* start Source material *

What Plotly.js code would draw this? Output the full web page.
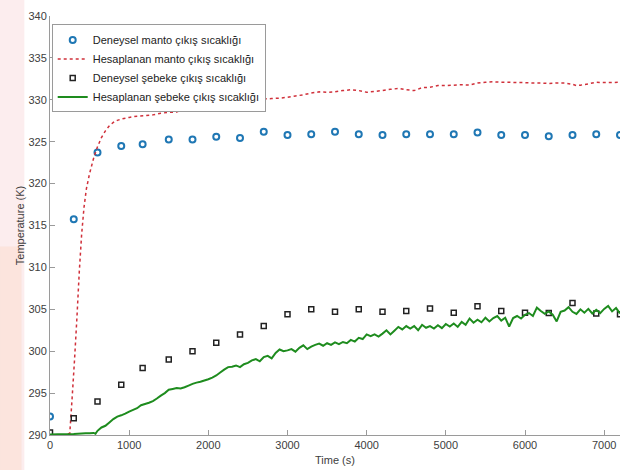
<!DOCTYPE html>
<html><head><meta charset="utf-8">
<script src="https://cdn.plot.ly/plotly-3.0.1.min.js"></script>
<style>html,body{margin:0;padding:0;background:#fff}#c{width:625px;height:470px}</style>
</head><body><div id="c"></div>
<script>
// Experimental data (every 300 s)
const expTime = [0,300,600,900,1170,1500,1800,2100,2400,2700,3000,3300,3600,3900,4200,4500,4800,5100,5400,5700,6000,6300,6600,6900,7200];
const expManto = [292.2,315.75,323.7,324.5,324.7,325.25,325.25,325.6,325.45,326.2,325.8,325.9,326.2,325.9,325.8,325.9,325.9,325.9,326.1,325.8,325.8,325.65,325.8,325.9,325.8];
const expSebeke = [290.3,292.0,294.0,296.0,298.0,299.0,300.0,301.0,302.0,303.0,304.4,305.0,304.7,305.0,304.7,304.8,305.1,304.6,305.35,304.8,304.6,304.55,305.75,304.5,304.4];

// Calculated manto outlet temperature
const calcMantoTime = [0,100,200,250,280,310,340,370,400,430,460,500,550,600,650,700,750,800,850,900,1000,1100,1200,1300,1400,1500,1600,1700,1800,1900,2000,2100,2200,2300,2400,2500,2600,2700,2800,2900,3000,3100,3200,3300,3400,3500,3600,3700,3800,3900,4000,4100,4200,4300,4400,4500,4600,4700,4800,4900,5000,5100,5200,5300,5400,5500,5600,5700,5800,5900,6000,6100,6200,6300,6400,6500,6600,6650,6700,6800,6900,7000,7100,7200];
const calcManto = [290.0,290.0,290.05,290.2,294.5,299.0,304.0,309.5,314.0,317.2,319.4,321.2,323.0,324.4,325.5,326.3,326.9,327.3,327.55,327.7,327.9,328.05,328.1,328.2,328.4,328.5,328.55,329.0,329.3,329.4,329.45,329.55,329.5,329.45,329.5,329.85,330.1,330.1,330.15,330.2,330.3,330.45,330.6,330.8,330.95,330.9,330.95,331.1,331.2,331.1,330.9,331.0,331.1,331.25,331.35,331.2,331.1,331.45,331.5,331.7,331.7,331.75,331.8,331.75,332.0,332.1,332.15,332.1,332.1,332.05,332.05,332.0,332.0,331.95,332.0,332.0,331.85,331.7,331.75,331.9,332.1,332.05,332.05,332.1];

// Calculated network (şebeke) outlet temperature
const calcSebekeTime = [0,100,200,300,400,450,500,550,575,600,650,700,750,800,850,900,950,1000,1050,1100,1150,1200,1250,1300,1350,1400,1450,1500,1550,1600,1650,1700,1750,1800,1850,1900,1950,2000,2050,2100,2150,2200,2250,2300,2350,2400,2450,2500,2550,2600,2650,2700,2750,2800,2850,2900,2950,3000,3050,3100,3150,3200,3250,3300,3350,3400,3450,3500,3550,3600,3650,3700,3750,3800,3850,3900,3950,4000,4050,4100,4150,4200,4250,4300,4350,4400,4450,4500,4550,4600,4650,4700,4750,4800,4850,4900,4950,5000,5050,5100,5150,5200,5250,5300,5350,5400,5450,5500,5550,5600,5650,5700,5750,5800,5850,5900,5950,6000,6050,6100,6150,6200,6250,6300,6350,6400,6450,6500,6550,6600,6650,6700,6750,6800,6850,6900,6950,7000,7050,7100,7150,7200];
const calcSebeke = [290.05,290.08,290.1,290.12,290.18,290.2,290.22,290.25,290.15,290.5,290.9,291.1,291.5,291.9,292.2,292.35,292.55,292.8,293.0,293.2,293.55,293.7,293.85,294.05,294.35,294.7,295.0,295.4,295.5,295.6,295.55,295.7,295.9,296.1,296.25,296.35,296.5,296.65,296.85,297.1,297.45,297.8,298.1,298.15,298.3,298.1,298.45,298.6,298.9,299.05,298.8,299.3,299.45,299.15,299.8,300.2,300.0,300.1,300.25,299.95,300.4,300.7,300.25,300.55,300.75,300.9,300.65,300.95,300.75,301.05,300.85,301.1,300.95,301.35,301.15,301.6,301.45,302.0,301.8,302.0,301.75,302.1,302.5,302.0,302.45,302.9,302.6,303.0,302.7,303.0,302.5,303.15,302.8,303.0,302.7,303.1,302.75,303.25,302.95,303.3,302.9,303.5,303.15,303.9,303.4,303.75,303.45,304.0,303.55,303.95,304.2,303.65,304.0,302.95,303.95,304.2,303.9,304.35,304.55,304.2,305.2,304.8,304.45,304.75,304.35,303.55,304.7,304.85,305.25,304.7,304.45,305.0,304.6,305.05,304.5,304.95,304.55,305.05,305.4,304.75,305.15,304.5];

const names = ['Deneysel manto çıkış sıcaklığı','Hesaplanan manto çıkış sıcaklığı','Deneysel şebeke çıkış sıcaklığı','Hesaplanan şebeke çıkış sıcaklığı'];

const traces = [
  {x: expTime, y: expManto, name: names[0], mode: 'markers', type: 'scatter',
   marker: {symbol: 'circle-open', size: 6, color: '#1f77b4', line: {width: 2, color: '#1f77b4'}}},
  {x: calcMantoTime, y: calcManto, name: names[1], mode: 'lines', type: 'scatter',
   line: {color: '#d0303a', width: 1.5, dash: 'dot', simplify: false}},
  {x: expTime, y: expSebeke, name: names[2], mode: 'markers', type: 'scatter',
   marker: {symbol: 'square-open', size: 5, color: '#222', line: {width: 1.5, color: '#222'}}},
  {x: calcSebekeTime, y: calcSebeke, name: names[3], mode: 'lines', type: 'scatter',
   line: {color: '#1e8c1e', width: 2, simplify: false}}
];

const axisCommon = {
  showgrid: false, zeroline: false, showline: true, linecolor: '#9a9a9a', linewidth: 1,
  ticks: 'inside', ticklen: 5, tickcolor: '#9a9a9a', mirror: false,
  tickfont: {family: 'Liberation Sans, Arial, sans-serif', size: 11, color: '#404040'}
};

const layout = {
  width: 625, height: 470,
  margin: {l: 50, r: 5, t: 16, b: 35},
  paper_bgcolor: '#ffffff', plot_bgcolor: 'rgba(0,0,0,0)',
  showlegend: true,
  xaxis: Object.assign({}, axisCommon, {range: [0, 7200], tickvals: [0,1000,2000,3000,4000,5000,6000,7000],
    title: {text: 'Time (s)', standoff: 6, font: {family: 'Liberation Sans, Arial, sans-serif', size: 11, color: '#404040'}}}),
  yaxis: Object.assign({}, axisCommon, {range: [290, 340], dtick: 5,
    title: {text: 'Temperature (K)', standoff: 1, font: {family: 'Liberation Sans, Arial, sans-serif', size: 11, color: '#404040'}}}),
  legend: {x: 0.003, y: 0.98, xanchor: 'left', yanchor: 'top', bgcolor: '#ffffff', bordercolor: '#9a9a9a', borderwidth: 1,
    font: {family: 'Liberation Sans, Arial, sans-serif', size: 11, color: '#222'}, itemwidth: 30, tracegroupgap: 0},
  shapes: [
    {type: 'rect', xref: 'paper', yref: 'paper', x0: -0.0877, x1: -0.045, y0: -0.084, y1: 1.04,
     fillcolor: 'rgba(245,190,195,0.28)', line: {width: 0}, layer: 'below'},
    {type: 'rect', xref: 'paper', yref: 'paper', x0: -0.0877, x1: -0.05, y0: -0.084, y1: 0.45,
     fillcolor: 'rgba(250,205,170,0.25)', line: {width: 0}, layer: 'below'}
  ]
};

Plotly.newPlot('c', traces, layout, {staticPlot: true, displayModeBar: false});
</script></body></html>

* end Source material *

#### Your instructions
Omit the pictures, then quote the rest of the material above exactly.

#### Full answer
What Plotly.js code would draw this? Output the full web page.
<!DOCTYPE html>
<html><head><meta charset="utf-8">
<script src="https://cdn.plot.ly/plotly-3.0.1.min.js"></script>
<style>html,body{margin:0;padding:0;background:#fff}#c{width:625px;height:470px}</style>
</head><body><div id="c"></div>
<script>
// Experimental data (every 300 s)
const expTime = [0,300,600,900,1170,1500,1800,2100,2400,2700,3000,3300,3600,3900,4200,4500,4800,5100,5400,5700,6000,6300,6600,6900,7200];
const expManto = [292.2,315.75,323.7,324.5,324.7,325.25,325.25,325.6,325.45,326.2,325.8,325.9,326.2,325.9,325.8,325.9,325.9,325.9,326.1,325.8,325.8,325.65,325.8,325.9,325.8];
const expSebeke = [290.3,292.0,294.0,296.0,298.0,299.0,300.0,301.0,302.0,303.0,304.4,305.0,304.7,305.0,304.7,304.8,305.1,304.6,305.35,304.8,304.6,304.55,305.75,304.5,304.4];

// Calculated manto outlet temperature
const calcMantoTime = [0,100,200,250,280,310,340,370,400,430,460,500,550,600,650,700,750,800,850,900,1000,1100,1200,1300,1400,1500,1600,1700,1800,1900,2000,2100,2200,2300,2400,2500,2600,2700,2800,2900,3000,3100,3200,3300,3400,3500,3600,3700,3800,3900,4000,4100,4200,4300,4400,4500,4600,4700,4800,4900,5000,5100,5200,5300,5400,5500,5600,5700,5800,5900,6000,6100,6200,6300,6400,6500,6600,6650,6700,6800,6900,7000,7100,7200];
const calcManto = [290.0,290.0,290.05,290.2,294.5,299.0,304.0,309.5,314.0,317.2,319.4,321.2,323.0,324.4,325.5,326.3,326.9,327.3,327.55,327.7,327.9,328.05,328.1,328.2,328.4,328.5,328.55,329.0,329.3,329.4,329.45,329.55,329.5,329.45,329.5,329.85,330.1,330.1,330.15,330.2,330.3,330.45,330.6,330.8,330.95,330.9,330.95,331.1,331.2,331.1,330.9,331.0,331.1,331.25,331.35,331.2,331.1,331.45,331.5,331.7,331.7,331.75,331.8,331.75,332.0,332.1,332.15,332.1,332.1,332.05,332.05,332.0,332.0,331.95,332.0,332.0,331.85,331.7,331.75,331.9,332.1,332.05,332.05,332.1];

// Calculated network (şebeke) outlet temperature
const calcSebekeTime = [0,100,200,300,400,450,500,550,575,600,650,700,750,800,850,900,950,1000,1050,1100,1150,1200,1250,1300,1350,1400,1450,1500,1550,1600,1650,1700,1750,1800,1850,1900,1950,2000,2050,2100,2150,2200,2250,2300,2350,2400,2450,2500,2550,2600,2650,2700,2750,2800,2850,2900,2950,3000,3050,3100,3150,3200,3250,3300,3350,3400,3450,3500,3550,3600,3650,3700,3750,3800,3850,3900,3950,4000,4050,4100,4150,4200,4250,4300,4350,4400,4450,4500,4550,4600,4650,4700,4750,4800,4850,4900,4950,5000,5050,5100,5150,5200,5250,5300,5350,5400,5450,5500,5550,5600,5650,5700,5750,5800,5850,5900,5950,6000,6050,6100,6150,6200,6250,6300,6350,6400,6450,6500,6550,6600,6650,6700,6750,6800,6850,6900,6950,7000,7050,7100,7150,7200];
const calcSebeke = [290.05,290.08,290.1,290.12,290.18,290.2,290.22,290.25,290.15,290.5,290.9,291.1,291.5,291.9,292.2,292.35,292.55,292.8,293.0,293.2,293.55,293.7,293.85,294.05,294.35,294.7,295.0,295.4,295.5,295.6,295.55,295.7,295.9,296.1,296.25,296.35,296.5,296.65,296.85,297.1,297.45,297.8,298.1,298.15,298.3,298.1,298.45,298.6,298.9,299.05,298.8,299.3,299.45,299.15,299.8,300.2,300.0,300.1,300.25,299.95,300.4,300.7,300.25,300.55,300.75,300.9,300.65,300.95,300.75,301.05,300.85,301.1,300.95,301.35,301.15,301.6,301.45,302.0,301.8,302.0,301.75,302.1,302.5,302.0,302.45,302.9,302.6,303.0,302.7,303.0,302.5,303.15,302.8,303.0,302.7,303.1,302.75,303.25,302.95,303.3,302.9,303.5,303.15,303.9,303.4,303.75,303.45,304.0,303.55,303.95,304.2,303.65,304.0,302.95,303.95,304.2,303.9,304.35,304.55,304.2,305.2,304.8,304.45,304.75,304.35,303.55,304.7,304.85,305.25,304.7,304.45,305.0,304.6,305.05,304.5,304.95,304.55,305.05,305.4,304.75,305.15,304.5];

const names = ['Deneysel manto çıkış sıcaklığı','Hesaplanan manto çıkış sıcaklığı','Deneysel şebeke çıkış sıcaklığı','Hesaplanan şebeke çıkış sıcaklığı'];

const traces = [
  {x: expTime, y: expManto, name: names[0], mode: 'markers', type: 'scatter',
   marker: {symbol: 'circle-open', size: 6, color: '#1f77b4', line: {width: 2, color: '#1f77b4'}}},
  {x: calcMantoTime, y: calcManto, name: names[1], mode: 'lines', type: 'scatter',
   line: {color: '#d0303a', width: 1.5, dash: 'dot', simplify: false}},
  {x: expTime, y: expSebeke, name: names[2], mode: 'markers', type: 'scatter',
   marker: {symbol: 'square-open', size: 5, color: '#222', line: {width: 1.5, color: '#222'}}},
  {x: calcSebekeTime, y: calcSebeke, name: names[3], mode: 'lines', type: 'scatter',
   line: {color: '#1e8c1e', width: 2, simplify: false}}
];

const axisCommon = {
  showgrid: false, zeroline: false, showline: true, linecolor: '#9a9a9a', linewidth: 1,
  ticks: 'inside', ticklen: 5, tickcolor: '#9a9a9a', mirror: false,
  tickfont: {family: 'Liberation Sans, Arial, sans-serif', size: 11, color: '#404040'}
};

const layout = {
  width: 625, height: 470,
  margin: {l: 50, r: 5, t: 16, b: 35},
  paper_bgcolor: '#ffffff', plot_bgcolor: 'rgba(0,0,0,0)',
  showlegend: true,
  xaxis: Object.assign({}, axisCommon, {range: [0, 7200], tickvals: [0,1000,2000,3000,4000,5000,6000,7000],
    title: {text: 'Time (s)', standoff: 6, font: {family: 'Liberation Sans, Arial, sans-serif', size: 11, color: '#404040'}}}),
  yaxis: Object.assign({}, axisCommon, {range: [290, 340], dtick: 5,
    title: {text: 'Temperature (K)', standoff: 1, font: {family: 'Liberation Sans, Arial, sans-serif', size: 11, color: '#404040'}}}),
  legend: {x: 0.003, y: 0.98, xanchor: 'left', yanchor: 'top', bgcolor: '#ffffff', bordercolor: '#9a9a9a', borderwidth: 1,
    font: {family: 'Liberation Sans, Arial, sans-serif', size: 11, color: '#222'}, itemwidth: 30, tracegroupgap: 0},
  shapes: [
    {type: 'rect', xref: 'paper', yref: 'paper', x0: -0.0877, x1: -0.045, y0: -0.084, y1: 1.04,
     fillcolor: 'rgba(245,190,195,0.28)', line: {width: 0}, layer: 'below'},
    {type: 'rect', xref: 'paper', yref: 'paper', x0: -0.0877, x1: -0.05, y0: -0.084, y1: 0.45,
     fillcolor: 'rgba(250,205,170,0.25)', line: {width: 0}, layer: 'below'}
  ]
};

Plotly.newPlot('c', traces, layout, {staticPlot: true, displayModeBar: false});
</script></body></html>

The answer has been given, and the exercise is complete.